Set problem: Extract the lines of the material below, beginning with the first and ending with the line that holds "min_train_val = [min(a, b)". Skip every picture.

━━ Supplied material

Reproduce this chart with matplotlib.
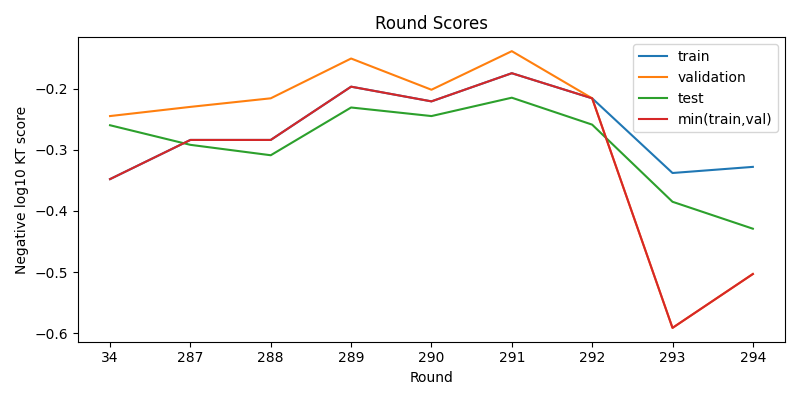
import matplotlib
matplotlib.use("Agg")
import matplotlib.pyplot as plt

# Rounds (categorical x axis)
rounds = ["34", "287", "288", "289", "290", "291", "292", "293", "294"]
# Negative log10 KT scores
train = [-0.348, -0.284, -0.284, -0.197, -0.221, -0.175, -0.216, -0.338, -0.328]
validation = [-0.245, -0.230, -0.216, -0.151, -0.202, -0.139, -0.216, -0.591, -0.503]
test = [-0.260, -0.292, -0.309, -0.231, -0.245, -0.215, -0.259, -0.385, -0.429]
min_train_val = [min(a, b) for a, b in zip(train, validation)]

fig, ax = plt.subplots(figsize=(8, 4), dpi=100)
ax.plot(rounds, train, label="train")
ax.plot(rounds, validation, label="validation")
ax.plot(rounds, test, label="test")
ax.plot(rounds, min_train_val, label="min(train,val)")
ax.set_xlabel("Round")
ax.set_ylabel("Negative log10 KT score")
ax.set_title("Round Scores")
ax.legend()
fig.tight_layout()
fig.savefig("out.png")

━━━━

The completed task:
Reproduce this chart with matplotlib.
import matplotlib
matplotlib.use("Agg")
import matplotlib.pyplot as plt

# Rounds (categorical x axis)
rounds = ["34", "287", "288", "289", "290", "291", "292", "293", "294"]
# Negative log10 KT scores
train = [-0.348, -0.284, -0.284, -0.197, -0.221, -0.175, -0.216, -0.338, -0.328]
validation = [-0.245, -0.230, -0.216, -0.151, -0.202, -0.139, -0.216, -0.591, -0.503]
test = [-0.260, -0.292, -0.309, -0.231, -0.245, -0.215, -0.259, -0.385, -0.429]
min_train_val = [min(a, b) for a, b in zip(train, validation)]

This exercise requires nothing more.